Page und Brin haben sich beim Studium an der Stanford University getroffen und 1996 ihre erste Internet-Suchmaschine zusammen entwickelt. Richtig los ging es dann 1998, als Andreas von Bechtolsheim, der deutsche Mitgründer des Computer- und Softwarekonzerns Sun Microsystems, den beiden jungen Männern ihren ersten Scheck über 100 000 Dollar gab - das war die Geburtsstunde von Google Inc. Googol ist das englische Wort für die Zahl 10 hoch 100, also einer Eins mit 100 Nullen. Die beiden stellten die ersten Mitarbeiter ein, kannten jeden beim Namen. Heute ist Google ein Konzern mit mehr als 57 000 Mitarbeitern, wer heute bei Google anfängt, weiß seine Nummer nicht mehr und bekommt die beiden Gründer wahrscheinlich nie zu sehen.

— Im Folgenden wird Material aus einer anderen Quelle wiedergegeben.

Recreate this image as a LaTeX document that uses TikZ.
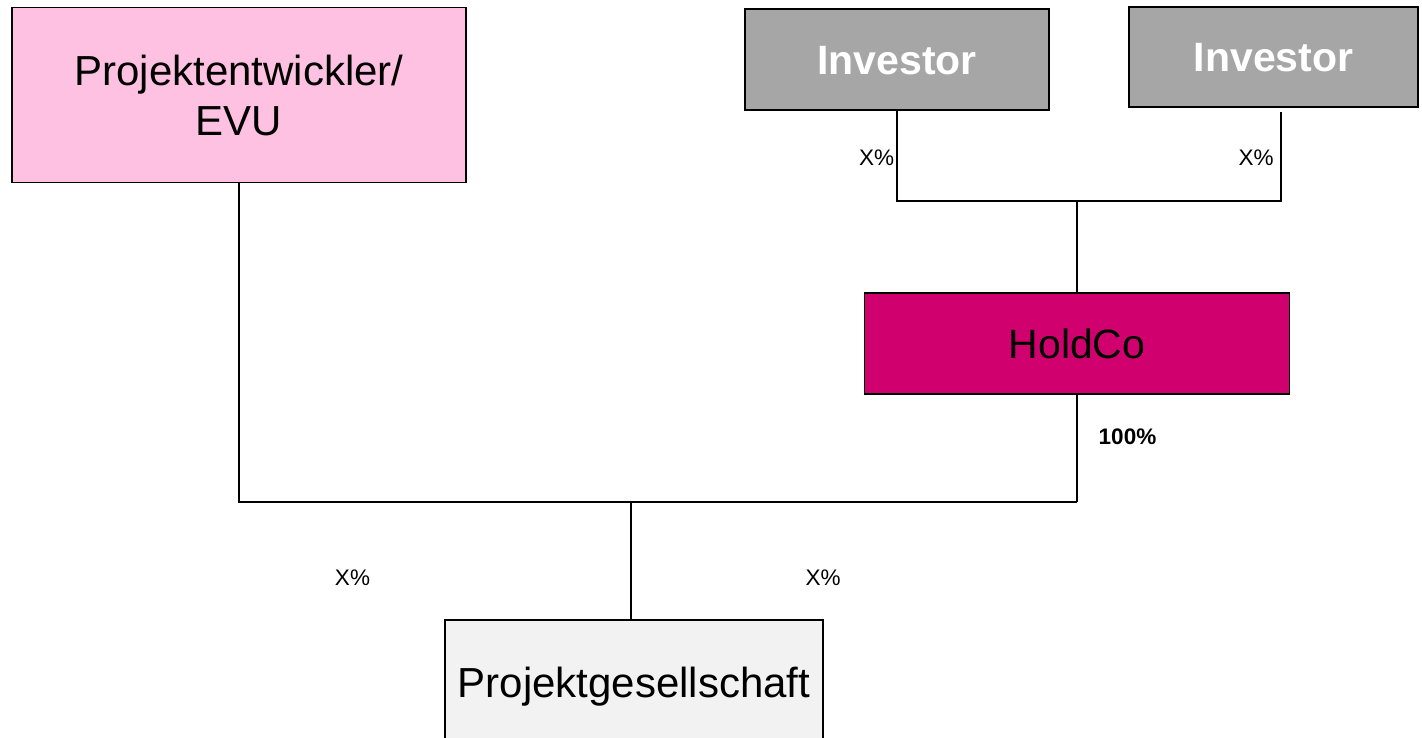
\documentclass[tikz,border=0pt]{standalone}
\usepackage{fontspec}
\setmainfont{Liberation Sans}

\definecolor{devpink}{RGB}{255,193,225}
\definecolor{invgray}{RGB}{166,166,166}
\definecolor{holdmag}{RGB}{208,0,111}
\definecolor{pgray}{RGB}{242,242,242}

\begin{document}
\begin{tikzpicture}[x=1pt,y=-1pt,
  box/.style={rectangle, draw=black, line width=1.8pt, inner sep=0pt, outer sep=0pt,
    font=\fontsize{42}{50}\selectfont},
  invbox/.style={box, fill=invgray, text=white, text height=29.4pt, text depth=0pt,
    font=\bfseries\fontsize{41}{49}\selectfont},
  link/.style={draw=black, line width=1.8pt},
  pct/.style={font=\fontsize{22.5}{27}\selectfont, inner sep=0pt, anchor=base}]

\useasboundingbox (0,0) rectangle (1422,737);
\clip (0,0) rectangle (1422,737);

% connector junctions
\coordinate (jtop) at (1077,201);
\coordinate (jbot) at (1077,502);
\coordinate (jmid) at (631,502);
\coordinate (i2drop) at (1281,112);

% entities
\node[box, fill=devpink, minimum width=454pt, minimum height=175pt, align=center]
  (dev) at (239,95) {Projektentwickler/\\EVU};
\node[invbox, minimum width=304pt, minimum height=101pt] (inv1) at (897,59.5) {Investor};
\node[invbox, minimum width=289pt, minimum height=100pt] (inv2) at (1273.5,57) {Investor};
\node[box, fill=holdmag, minimum width=425pt, minimum height=101pt,
  text height=29.4pt, text depth=0pt, font=\fontsize{41}{49}\selectfont]
  (hold) at (1077,343.5) {HoldCo};
\node[box, fill=pgray, minimum width=378pt, minimum height=124pt,
  text height=30pt, text depth=0pt] (pg) at (634,682) {Projektgesellschaft};

% ownership lines
\draw[link] (inv1.south) |- (jtop);
\draw[link] (i2drop) |- (jtop);
\draw[link] (jtop) -- (hold.north);
\draw[link] (hold.south) -- (jbot);
\draw[link] (dev.south) |- (jbot);
\draw[link] (jmid) -- (jmid |- pg.north);

% shares
\node[pct] (s1) at (876.5,165) {X\%};
\node[pct] (s2) at (1256,165) {X\%};
\node[pct, font=\bfseries\fontsize{22.5}{27}\selectfont] (s3) at (1127.5,444) {100\%};
\node[pct] (s4) at (352.5,585) {X\%};
\node[pct] (s5) at (823,585) {X\%};
\end{tikzpicture}
\end{document}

In Europa laufen 90 Prozent der Suchanfragen über Google - was die EU-Kommission zu einem Verfahren wegen Wettbewerbsverzerrung veranlasste, Milliardenstrafen drohen. Es sind Bücher erschienen über die geheime Macht von Google, weil das Unternehmen alle Daten und Sorgen der Nutzer kennt. Oder über die Frage, ob die Allgegenwärtigkeit der Suchmaschine dem Gehirn schadet, weil es leichter ist, schnell etwas nachzuschlagen, als es sich zu merken. Brin und Page sind Multimilliardäre. Und aus dem Firmennamen, mit dem vor 15 Jahren nur ein paar Mathe-Freaks etwas anfangen konnten, ist in den allermeisten Sprachen der Welt ein Verb geworden: etwas googeln. Google durchdringt viele Lebensbereiche.
Auch andere Internetunternehmen sind immer vielfältiger geworden, die Utopien der Gründer passen teils kaum unter den Namen der Firma. Facebook zum Beispiel will Drohnen für die Internetversorgung in den Himmel schicken, was übrigens Google ebenfalls plant. Und Amazon, gestartet als Online-Buchladen, ist sein eigener Verlag und mit Amazon Web Services einer der größten Anbieter für Speicherplatz über das Internet.
Wenn Alphabet funktioniert, könnte es ein Vorbild für andere Konzerne werden.
Wenn. Auch Konglomerat-Strukturen haben ihre Nachteile, auch sie können unübersichtlich sein, auch bei ihnen kann es dem einen Bereich schaden, wenn der andere Geld verschlingt. General Electric, das amerikanische Musterbeispiel für Konglomerate, hat deshalb kürzlich die Finanz-Sparte abgespalten, die seit der Finanzkrise das restliche Unternehmen belastete. Die Wall Street findet es meist besser, die verschiedenen Einzelfirmen komplett voneinander zu trennen. Damit sie eine einzige Sache richtig, richtig gut machen können.